If mirror slap is seriously causing vibrations in your aurora photos, your tripod is so worthless you might as well be balancing the camera on a rock. This is a consideration for long focal length astrophotography, not wide angle aurora work.

If the preview shows up black, do not, repeat, DO NOT, delete. Your camera will capture more than meets the eye. Due to long exposures, cameras record a lot more than the eye can process, and more than likely you won't be able to see it on the camera screen.

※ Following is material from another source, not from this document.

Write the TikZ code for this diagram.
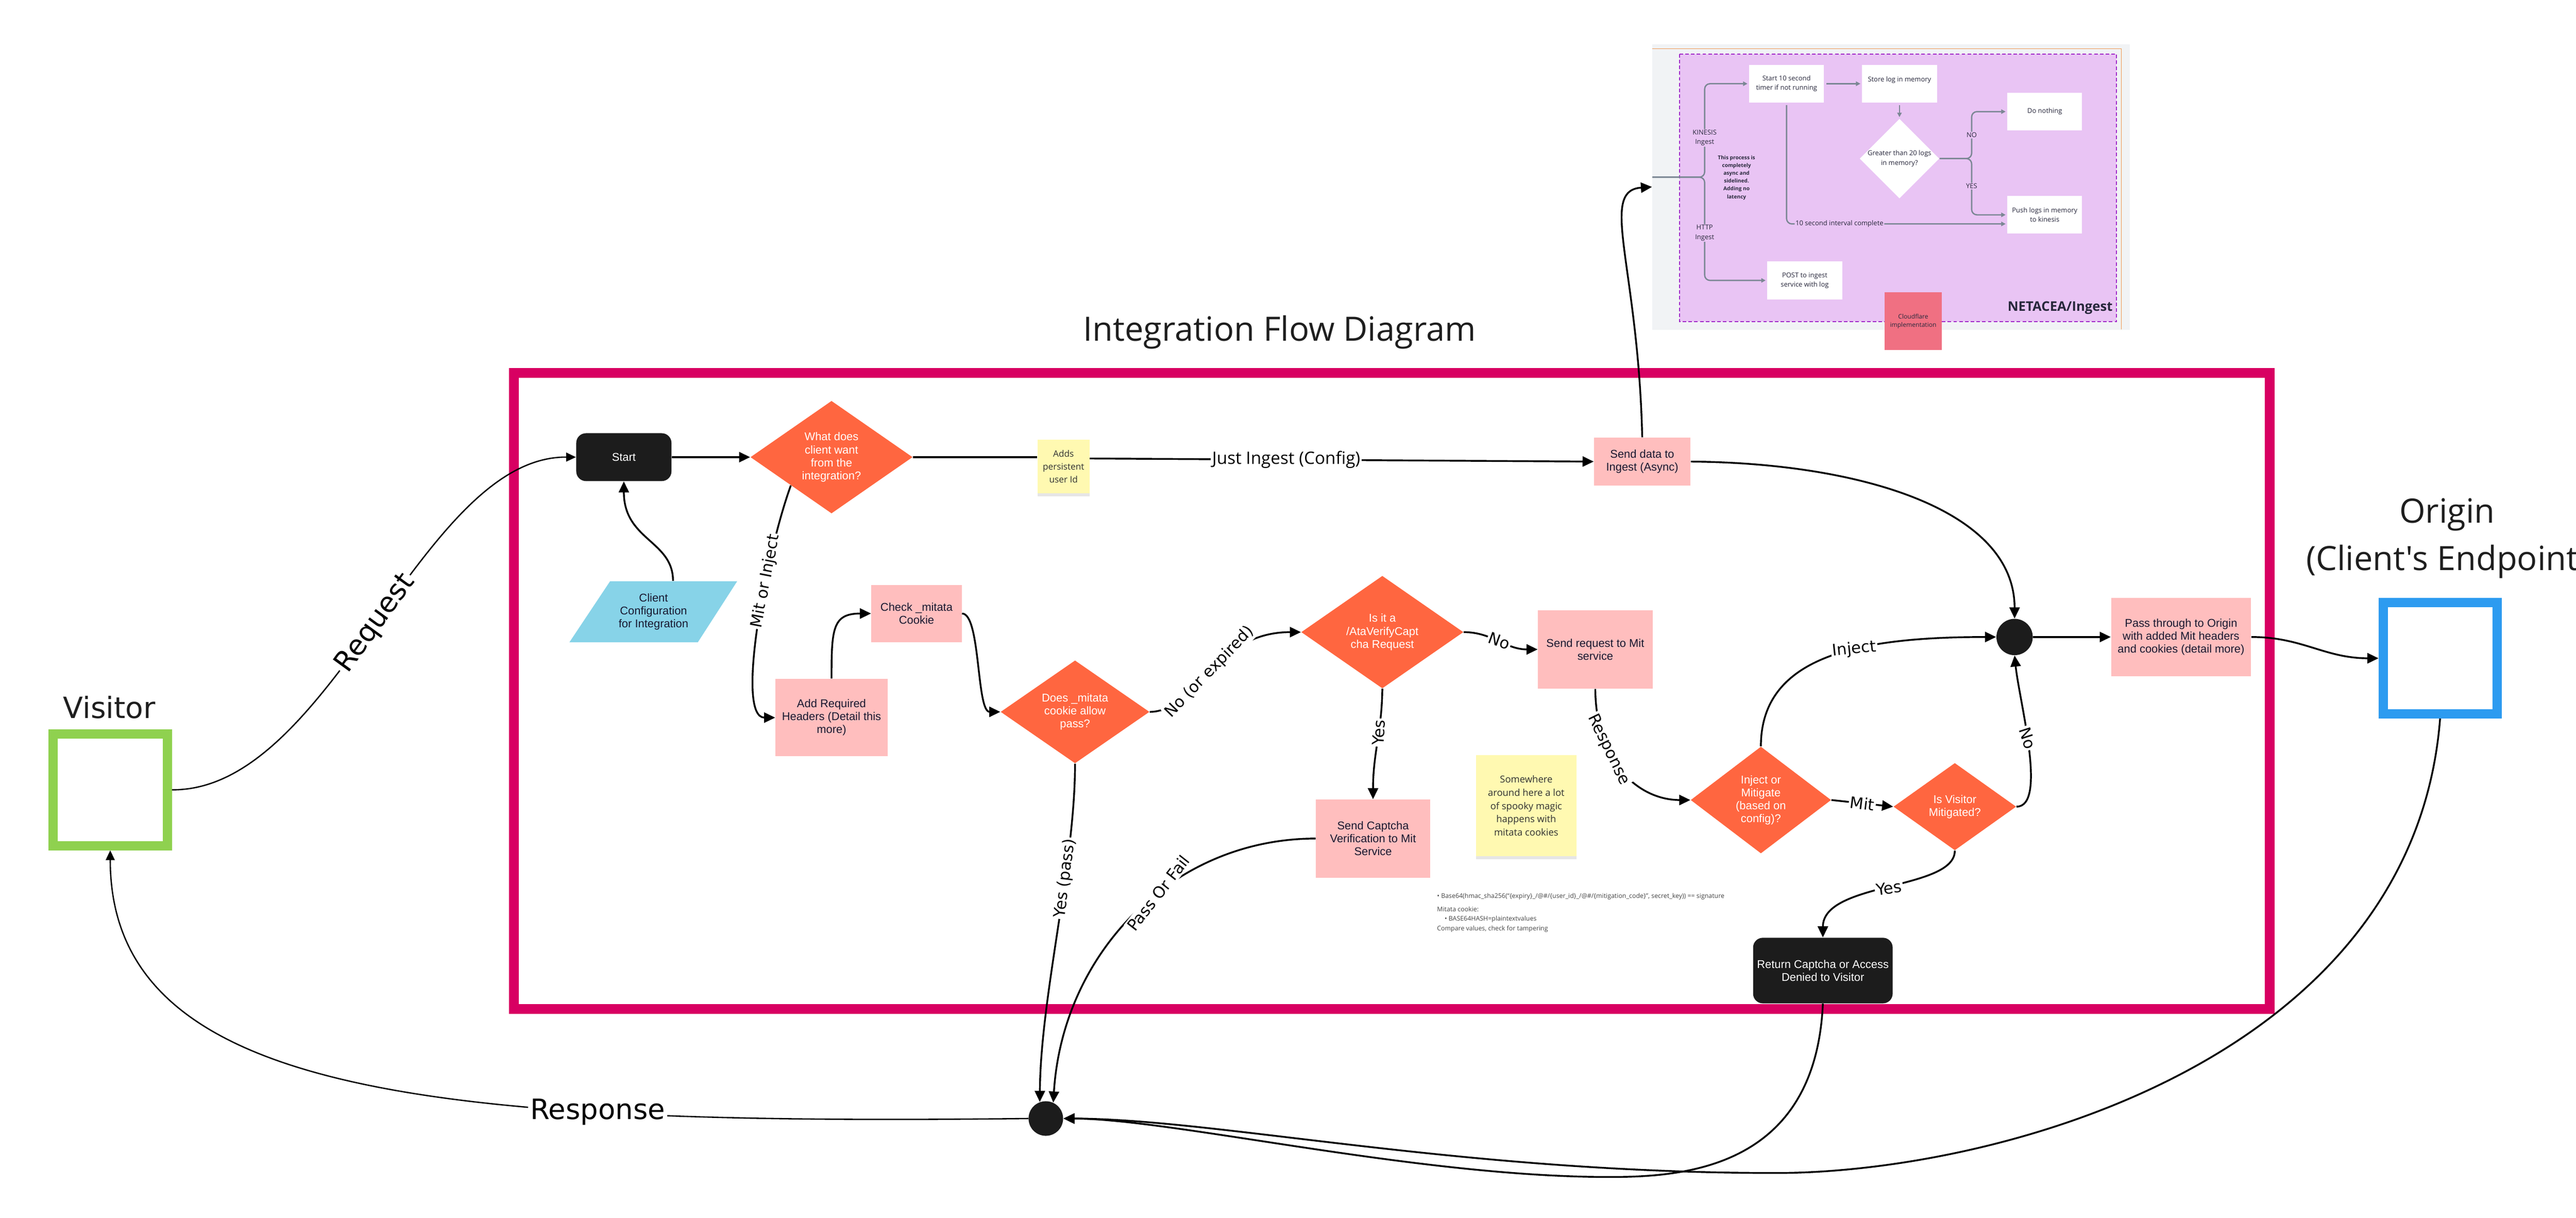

This is all kinds of What. A long exposure is not going to be black on your preview screen by virtue of the fact that it's a long exposure: The value of each pixel is integrated over the exposure, and the preview shows the final image, which is the total light in that pixel. If it's black on your preview screen, it's not going to get any less black on your computer. If it's merely dark on the preview, you may be okay depending on how noisy it is. And you should look at the histogram and not rely totally on the preview image: The preview image is a processed .jpg, if you're shooting RAW (and you should be) the histogram is a better idea of what you have and haven't captured. The RAW file will hold low-level stuff that doesn't show up on the preview, but this is because the preview can only show 8 bits while the RAW captures 12 or 14; it has nothing to do with the fact that it's a long exposure.

Once you've found a good exposure setting, avoid looking at the preview.

So how do you know when you need to change the exposure?

Don't breathe on or around the camera.

Okay, I will stop breathing. :/ Just direct your breath away from the optics, okay?

1 comment:

  1. Hilarious! I can't wait until I actually get an opportunity to photograph it.